One of the things I most loved about Homestarrunner.com was the "anything goes" vibe of following the site in its heyday (I found it fairly late into this period in mid-2006, but that still gave me a few years' worth of new content to follow). It's something that defies attempt to archive it, since an archive will necessarily organize things, losing that anarchical updating style that made it a fun surprise to follow in real-time. Like, you were usually there for Strong Bad responding to an email, but sometimes you'd tune in on Monday to find that you were apparently there for a G.I. Joe parody's Thanksgiving Episode, or a music video crossing a fictional Scandinavian heavy metal band with a double-fictional gangsta rapper, or a sloppily-drawn comic about a quartet of teen-aged girls trying to get several boys on Vamlumtimes Day and dying gory deaths in the process.

And sometimes you were there for video games. The Brothers Chaps put out a surprising amount of these, mostly exploring riffs or jokes from their cartoons. They were rough, buggy, often simple, and very silly, but darn if they didn't all have heart. There were a lot of different types of Flash Games they put together, but to my way of thinking, the two biggest were Peasant's Quest (Quest (Quest (Quest (Quest...)))), and this. A Mega Man parody based on a 70s anime parody (named after a throwaway line said by a dopey athelete in a fantasy sequence) of a masked luchador named after some characters from NES game Pro Wrestling.

Alright, despite the obvious Mega Man base for Stinkoman's sprite and abilities, the game is generally more straightforward as a platformer. A full level select, Robot Master setup is a bit too ambitious for this game's scope. But it is very much having fun being a silly idiosyncratic supposedly 80s game. There is no logical consistency to what makes up this world, with a character at one point walking across a screen transition from the planet's surface to the moon. Level concepts are played with either because it's the done thing ("Stratosfear!" and "Turbolence"), for maximum silliness ("Dumb Wall!" is a very basic level mechanically, but it's so stupid a high concept that it makes it all the more enjoyable), or a combination of the two ("Negatory!" is perhaps one of the few times I've seen a video game acknowledge stuff like the Minus World, and a great trip to boot). The game is so quick to pivot what it's doing that nothing has the time to grow stale; you can very much tell that the Brothers Chaps ran with whatever ideas amused them, between the level concepts and the writing that at times feels like a joke on a joke on a joke.

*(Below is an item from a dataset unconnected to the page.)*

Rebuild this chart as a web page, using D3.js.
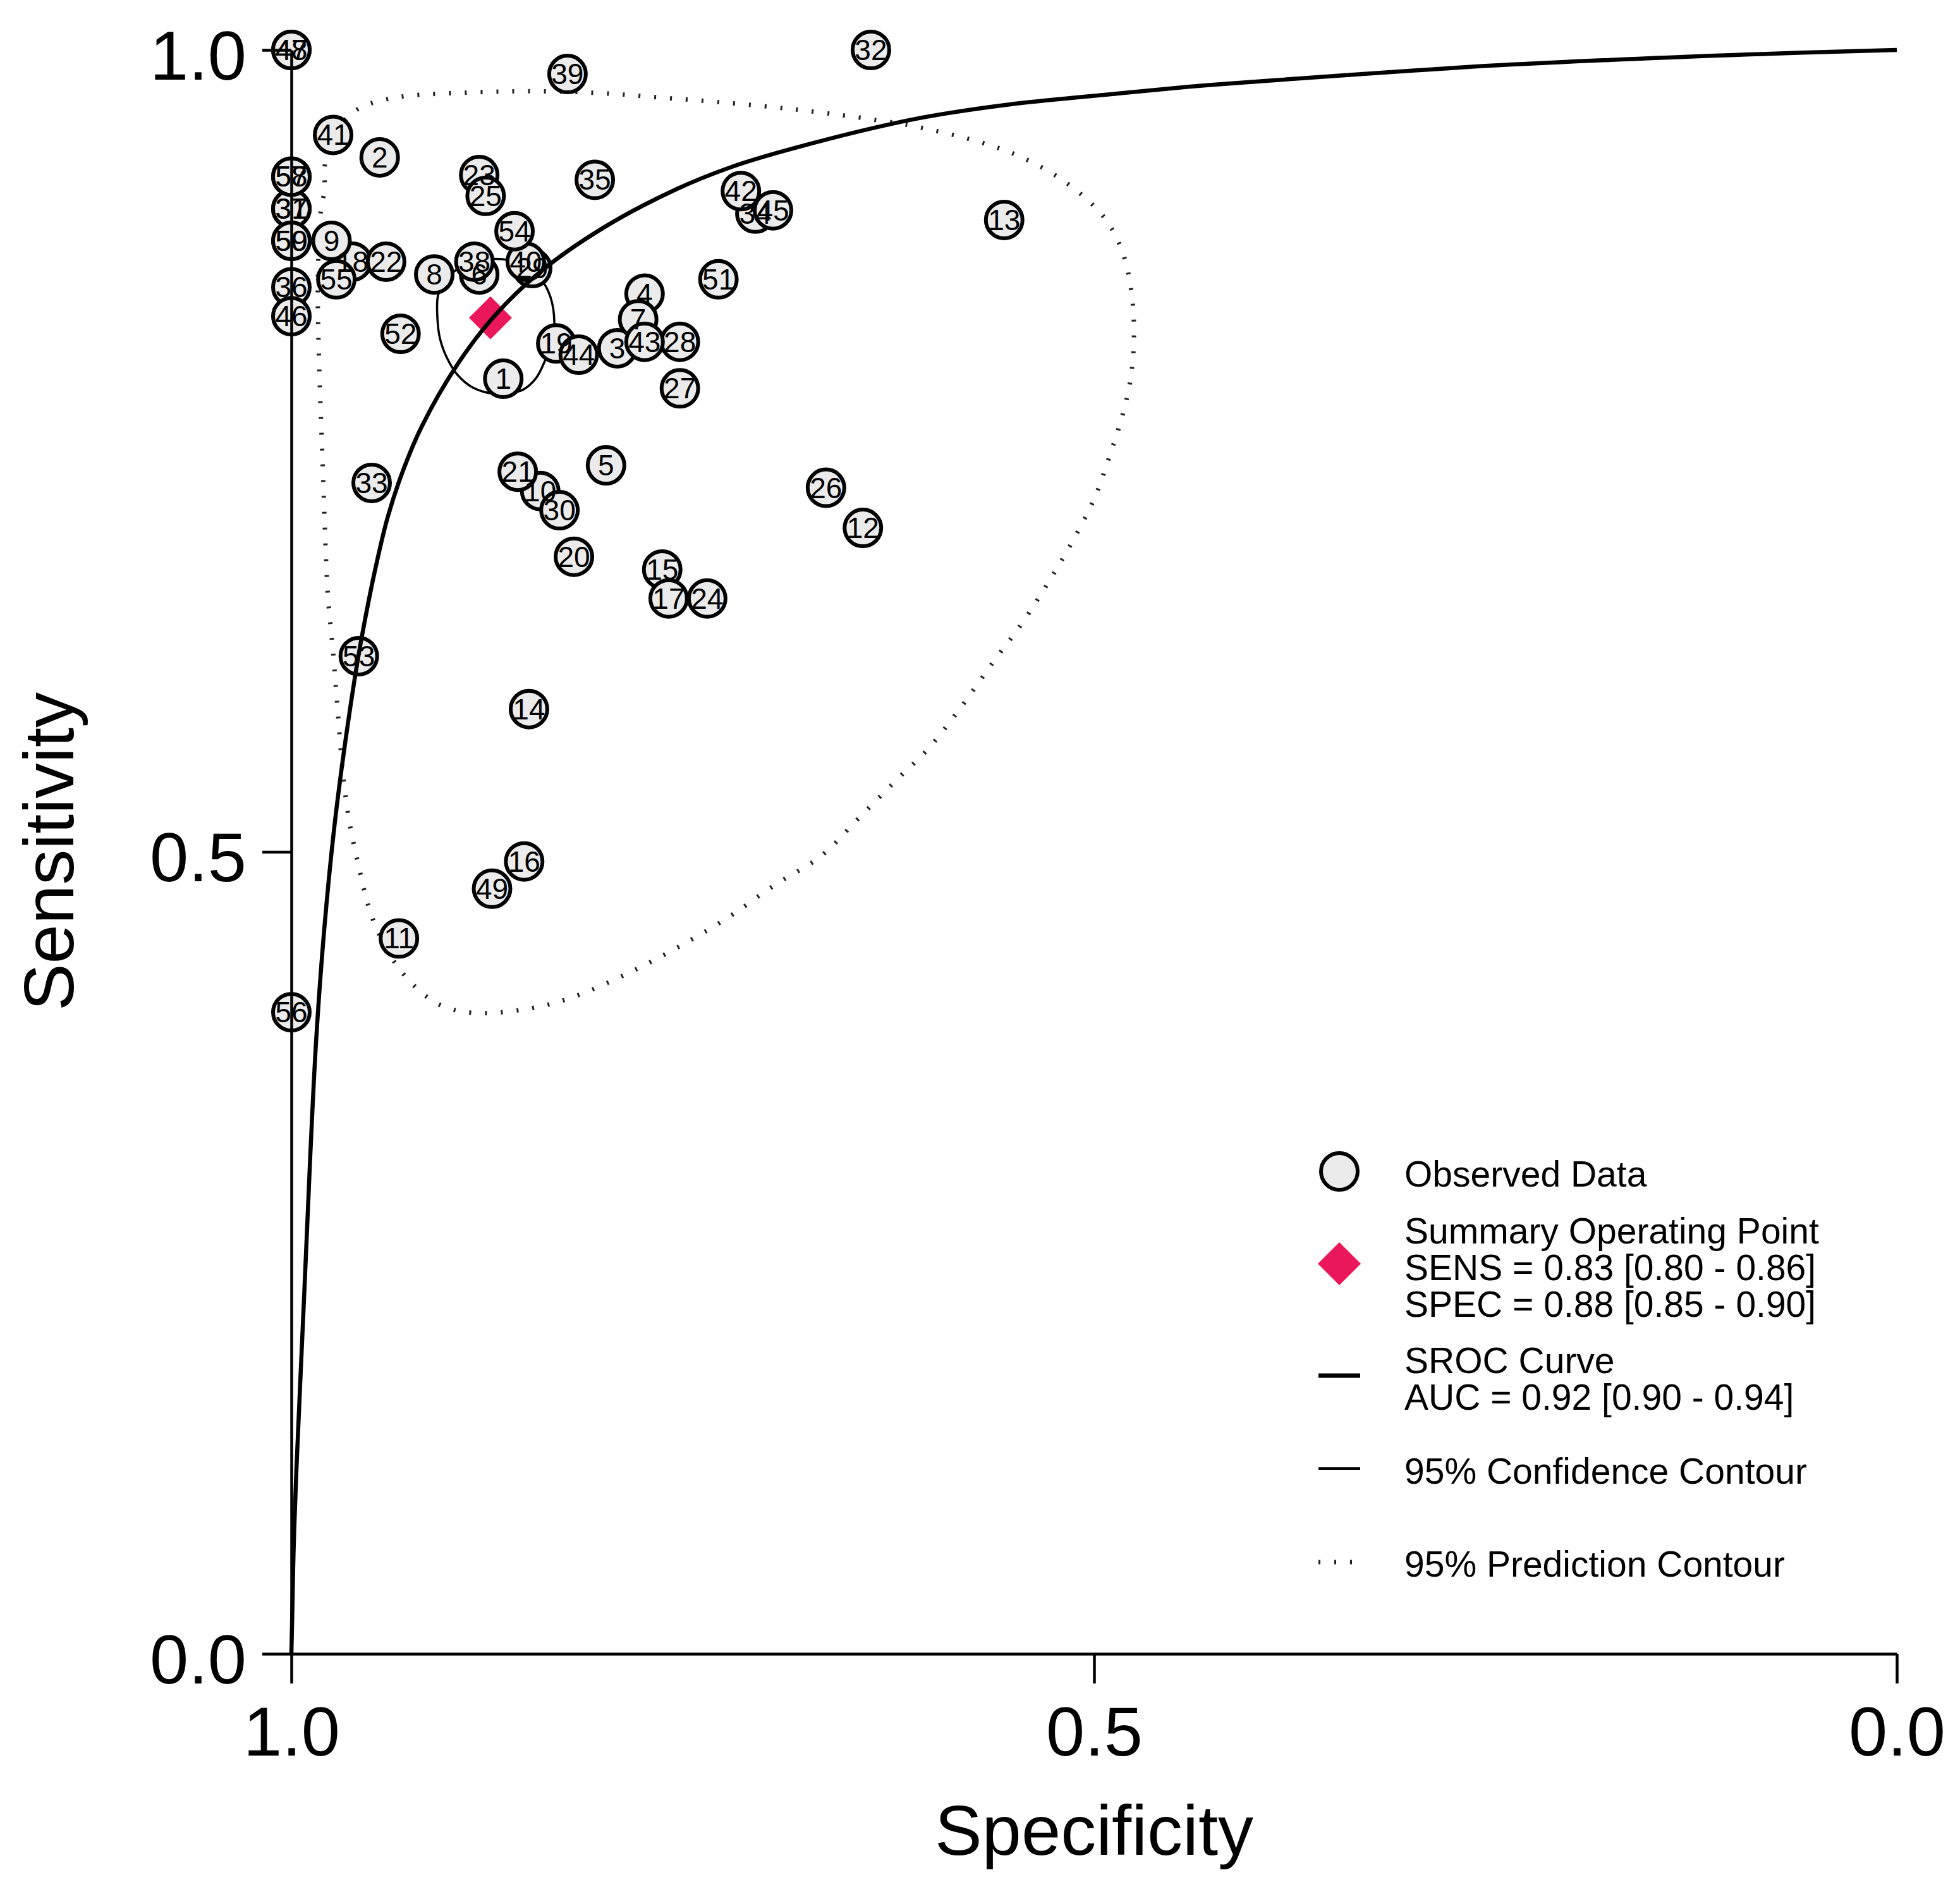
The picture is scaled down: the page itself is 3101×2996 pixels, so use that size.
<!DOCTYPE html>
<html>
<head>
<meta charset="utf-8">
<script src="https://cdn.jsdelivr.net/npm/d3@7"></script>
<style>
  body { margin: 0; background: #fff; }
  svg { display: block; }
  text { font-family: "Liberation Sans", Arial, Helvetica, sans-serif; fill: #000; }
</style>
</head>
<body>
<div id="chart"></div>
<script>
// study labels and observed values
var studyIds = [1,2,3,4,5,6,7,8,9,10,11,12,13,14,15,16,17,18,19,20,21,22,23,24,25,26,27,28,29,30,
                31,32,33,34,35,36,37,38,39,40,41,42,43,44,45,46,47,48,49,50,51,52,53,54,55,56,57,58,59];
var studySpec = [0.868,0.945,0.797,0.780,0.804,0.883,0.784,0.911,0.975,0.845,0.933,0.644,0.556,0.852,0.769,
                 0.855,0.765,0.962,0.835,0.824,0.859,0.941,0.883,0.741,0.879,0.667,0.758,0.758,0.850,0.833,
                 1.000,0.639,0.950,0.711,0.811,1.000,1.000,0.886,0.828,0.854,0.974,0.720,0.780,0.821,0.700,
                 1.000,1.000,1.000,0.875,1.000,0.734,0.932,0.958,0.861,0.972,1.000,1.000,1.000,1.000];
var studySens = [0.795,0.933,0.814,0.848,0.741,0.860,0.832,0.860,0.881,0.725,0.446,0.702,0.894,0.589,0.676,
                 0.494,0.658,0.868,0.817,0.684,0.737,0.868,0.922,0.658,0.909,0.727,0.789,0.818,0.864,0.713,
                 0.901,1.000,0.730,0.898,0.919,0.852,0.901,0.868,0.985,0.868,0.947,0.912,0.818,0.810,0.900,
                 0.834,1.000,1.000,0.477,0.881,0.857,0.823,0.622,0.887,0.857,0.400,0.921,0.921,0.881];

// summary operating point
var summarySpec = 0.876;
var summarySens = 0.833;

// SROC curve
var srocSpec = [1.000,0.9995,0.9986,0.9969,0.9921,0.9883,0.9846,0.9795,0.9732,0.9665,0.9591,0.9539,0.9476,
                0.9402,0.9311,0.9189,0.8965,0.8736,0.8445,0.8059,0.7606,0.726,0.6898,0.6114,0.5528,0.4937,
                0.4413,0.4028,0.2469,0.0913,0.000];
var srocSens = [0.000,0.022,0.065,0.114,0.222,0.309,0.382,0.452,0.516,0.568,0.617,0.646,0.677,
                0.708,0.736,0.765,0.804,0.834,0.862,0.889,0.913,0.927,0.938,0.957,0.966,0.972,
                0.977,0.980,0.9905,0.9972,1.000];

// 95% confidence contour
var confSpec = [0.9087,0.9091,0.9075,0.9031,0.8965,0.8870,0.8760,0.8646,0.8555,0.8476,0.8421,0.8378,0.8362,
                0.8386,0.8449,0.8547,0.8685,0.8823,0.8961,0.9047];
var confSens = [0.8467,0.8341,0.8203,0.8080,0.7974,0.7895,0.7860,0.7860,0.7883,0.7954,0.8061,0.8183,0.8289,
                0.8459,0.8577,0.8656,0.8695,0.8687,0.8636,0.8557];

// 95% prediction contour
var predSpec = [0.9787,0.9728,0.9638,0.9551,0.9346,0.8965,0.8283,0.7606,0.6898,0.6350,0.6114,0.5720,0.5449,
                0.5173,0.4937,0.4823,0.4764,0.4752,0.4772,0.4823,0.4898,0.4996,0.5134,0.5272,0.5449,0.5622,
                0.5819,0.6035,0.6232,0.6465,0.6701,0.6996,0.7248,0.7472,0.7874,0.8276,0.8555,0.8878,0.9079,
                0.9240,0.9378,0.9500,0.9579,0.9642,0.9681,0.9713,0.9740,0.9772,0.9803,0.9835,0.9831,0.9815,0.9795];
var predSens = [0.9318,0.9484,0.9590,0.9649,0.9704,0.9732,0.9740,0.9696,0.9633,0.9562,0.9523,0.9428,0.9330,
                0.9172,0.8955,0.8739,0.8467,0.8191,0.7954,0.7722,0.7485,0.7209,0.6937,0.6701,0.6425,0.6192,
                0.5916,0.5641,0.5447,0.5211,0.4974,0.4789,0.4612,0.4474,0.4257,0.4084,0.4017,0.3997,0.4048,
                0.4170,0.4344,0.4600,0.4903,0.5207,0.5510,0.5901,0.6244,0.6590,0.7355,0.8388,0.8735,0.9011,0.9117];

var tickValues = [1.0, 0.5, 0.0];
var xTitle = "Specificity";
var yTitle = "Sensitivity";

var legendObserved = ["Observed Data"];
var legendSummary = ["Summary Operating Point", "SENS = 0.83 [0.80 - 0.86]", "SPEC = 0.88 [0.85 - 0.90]"];
var legendSroc = ["SROC Curve", "AUC = 0.92 [0.90 - 0.94]"];
var legendConf = ["95% Confidence Contour"];
var legendPred = ["95% Prediction Contour"];

var width = 3101, height = 2996;
var pink = "#ea175b";
var ptFill = "#ebebeb";

var svg = d3.select("#chart").append("svg")
    .attr("width", width)
    .attr("height", height);

svg.append("rect").attr("width", width).attr("height", height).attr("fill", "#fff");

var x = d3.scaleLinear().domain([1, 0]).range([461, 3001]);
var y = d3.scaleLinear().domain([0, 1]).range([2616, 79]);

var line = d3.line()
    .x(function (d) { return x(d[0]); })
    .y(function (d) { return y(d[1]); });

var studies = studyIds.map(function (id, i) {
    return { id: id, spec: studySpec[i], sens: studySens[i] };
});
// 18 sits behind 9 and 55 in the original
var drawOrder = studies.slice().sort(function (a, b) {
    return (a.id == 18 ? -1 : 0) - (b.id == 18 ? -1 : 0);
});

// prediction contour (dotted)
var pred = predSpec.map(function (s, i) { return [s, predSens[i]]; });
svg.append("path")
    .datum(pred)
    .attr("d", line.curve(d3.curveCatmullRomClosed.alpha(0.5)))
    .attr("fill", "none")
    .attr("stroke", "#222")
    .attr("stroke-width", 7)
    .attr("stroke-dasharray", "3 22");

// confidence contour
var conf = confSpec.map(function (s, i) { return [s, confSens[i]]; });
svg.append("path")
    .datum(conf)
    .attr("d", line.curve(d3.curveCatmullRomClosed.alpha(0.5)))
    .attr("fill", "none")
    .attr("stroke", "#000")
    .attr("stroke-width", 3.5);

// circles first, labels after (overlapping labels blend like the original)
svg.append("g").selectAll("circle")
    .data(drawOrder)
    .enter()
    .append("circle")
    .attr("cx", function (d) { return x(d.spec); })
    .attr("cy", function (d) { return y(d.sens); })
    .attr("r", 29)
    .attr("fill", ptFill)
    .attr("stroke", "#000")
    .attr("stroke-width", 6);

svg.append("g").selectAll("text")
    .data(drawOrder)
    .enter()
    .append("text")
    .attr("x", function (d) { return x(d.spec); })
    .attr("y", function (d) { return y(d.sens) + 16; })
    .attr("text-anchor", "middle")
    .style("font-size", "46px")
    .text(function (d) { return d.id; });

// summary point
var diamond = d3.symbol().type(d3.symbolSquare).size(2 * 34 * 34);
svg.append("path")
    .attr("d", diamond())
    .attr("transform", "translate(" + x(summarySpec) + "," + y(summarySens) + ") rotate(45)")
    .attr("fill", pink);

// SROC curve
var sroc = srocSpec.map(function (s, i) { return [s, srocSens[i]]; });
svg.append("path")
    .datum(sroc)
    .attr("d", line.curve(d3.curveCatmullRom.alpha(0.5)))
    .attr("fill", "none")
    .attr("stroke", "#000")
    .attr("stroke-width", 6.5);

// axes
var xAxis = d3.axisBottom(x).tickValues(tickValues).tickFormat(d3.format(".1f"))
    .tickSize(47).tickSizeOuter(0).tickPadding(36);
var yAxis = d3.axisLeft(y).tickValues(tickValues).tickFormat(d3.format(".1f"))
    .tickSize(46).tickSizeOuter(0).tickPadding(25);

var gx = svg.append("g").attr("transform", "translate(0,2616)").call(xAxis);
var gy = svg.append("g").attr("transform", "translate(461,0)").call(yAxis);

[gx, gy].forEach(function (g) {
    g.select(".domain").attr("stroke", "#000").attr("stroke-width", 4.5);
    g.selectAll(".tick line").attr("stroke", "#000").attr("stroke-width", 4.5);
    g.selectAll(".tick text")
        .attr("fill", "#000")
        .style("font-family", "'Liberation Sans', Arial, Helvetica, sans-serif")
        .style("font-size", "110px");
});
gy.selectAll(".tick text").attr("dy", "0.42em");

svg.append("text")
    .attr("x", 1731)
    .attr("y", 2934)
    .attr("text-anchor", "middle")
    .style("font-size", "112px")
    .text(xTitle);

svg.append("text")
    .attr("transform", "translate(116,1347) rotate(-90)")
    .attr("text-anchor", "middle")
    .style("font-size", "112px")
    .text(yTitle);

// legend
var lg = svg.append("g");
var lx = 2119, tx = 2222, lh = 58;

function legendLines(lines, y0) {
    lines.forEach(function (t, i) {
        lg.append("text")
            .attr("x", tx)
            .attr("y", y0 + i * lh)
            .style("font-size", "57px")
            .text(t);
    });
}

lg.append("circle").attr("cx", lx).attr("cy", 1853).attr("r", 29)
    .attr("fill", ptFill).attr("stroke", "#000").attr("stroke-width", 6);
legendLines(legendObserved, 1877);

lg.append("path").attr("d", diamond())
    .attr("transform", "translate(" + lx + ",1999) rotate(45)")
    .attr("fill", pink);
legendLines(legendSummary, 1967);

lg.append("line").attr("x1", 2086).attr("x2", 2152).attr("y1", 2176).attr("y2", 2176)
    .attr("stroke", "#000").attr("stroke-width", 7);
legendLines(legendSroc, 2172);

lg.append("line").attr("x1", 2086).attr("x2", 2152).attr("y1", 2323).attr("y2", 2323)
    .attr("stroke", "#000").attr("stroke-width", 4);
legendLines(legendConf, 2347);

lg.append("line").attr("x1", 2086).attr("x2", 2155).attr("y1", 2471).attr("y2", 2471)
    .attr("stroke", "#222").attr("stroke-width", 7).attr("stroke-dasharray", "3 22");
legendLines(legendPred, 2494);
</script>
</body>
</html>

So they developed the first 9 levels over the course of 2005, and then it took them 15 years and the pending death of Flash as a platform to finally deliver the long-promised level 10. And they joke about it, but you can reeeeeally tell that the last level came out 15 years later. The jump from Level 9 to Level 10 is astounding in just about every way. Background sprites are suddenly ridiculously more sophisticated, physics feel a little better, level design is longer and more impactful, they got friggin' Toby Fox to compose the last couple stages' music. It's jarring, and in any more serious release would strike me as awkward. But for Stinkoman and Homestar Runner, accidentally hailing the end of an era? It feels perfect.

Flash being dead and Ruffle being an imperfect emulator, I'm not sure if this game has an audience anymore, though I know the Brothers Chaps are working to restore the game. But if you're able to, it's a cute, extremely-out-of-context snapshot into the energy of a lot of Homestar Runner, distilled through the lens of early anime and NES-era gaming.